Peserta didik yang berkonflik dengan hukum dapat mengalami berbagai kerentanan yang menghambat mereka dalam mendapatkan layanan pendidikan optimal.
Studi kami menemukan bahwa anak berstatus peserta didik yang berkonflik dengan hukum berisiko putus sekolah, dikeluarkan dari sekolah, atau mengulang di kelas yang sama pada tahun ajaran berikutnya. Mengapa hal tersebut bisa terjadi?
Baca juga: Mereka yang Tersisih dari Bangku Sekolah di Mentawai
Minim Dukungan, Sarat Stigma
Data tahun 2021 se-Jawa Tengah, dari Balai Pemasyarakatan, unit pelaksana teknis pemasyarakatan yang mengampu fungsi pendampingan bagi anak yang berhadapan dengan hukum, menunjukkan bahwa 45 dari 240 anak yang berkonflik dengan hukum mengalami putus sekolah karena dikeluarkan, diminta mengundurkan diri, dan mengundurkan diri karena alasan pribadi.

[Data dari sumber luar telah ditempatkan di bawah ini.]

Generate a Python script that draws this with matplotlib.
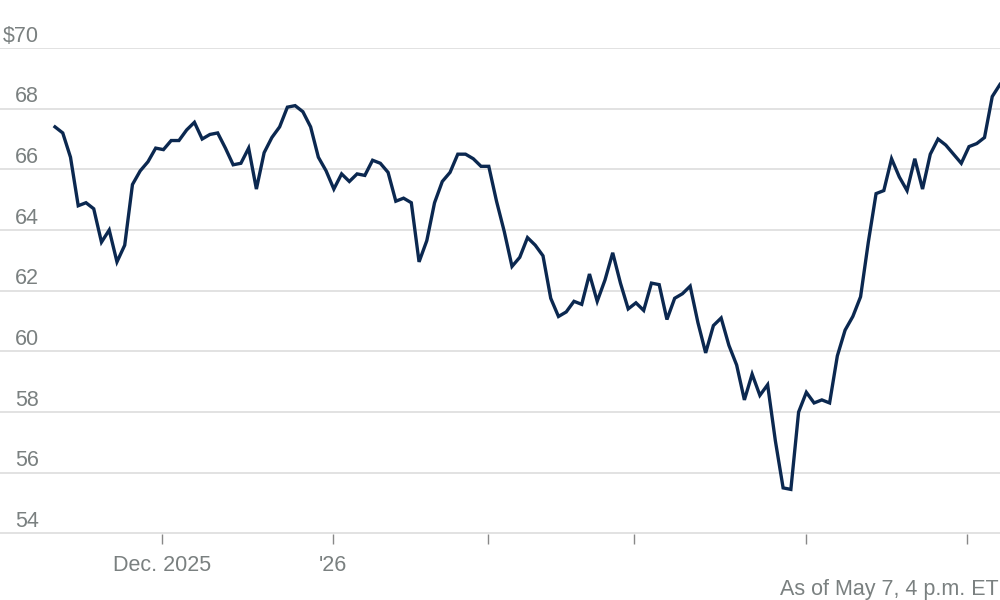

Peserta didik yang berkonflik dengan hukum memang rentan tidak mendapat layanan pendidikan selama mengikuti proses peradilan. Berdasarkan pemantauan yang dilakukan KPAI, dalam kasus AGH, ia tidak mendapatkan pendidikan selama ditahan oleh aparat penegak hukum di Lembaga Penyelenggara Kesejahteraan Sosial (LPKS).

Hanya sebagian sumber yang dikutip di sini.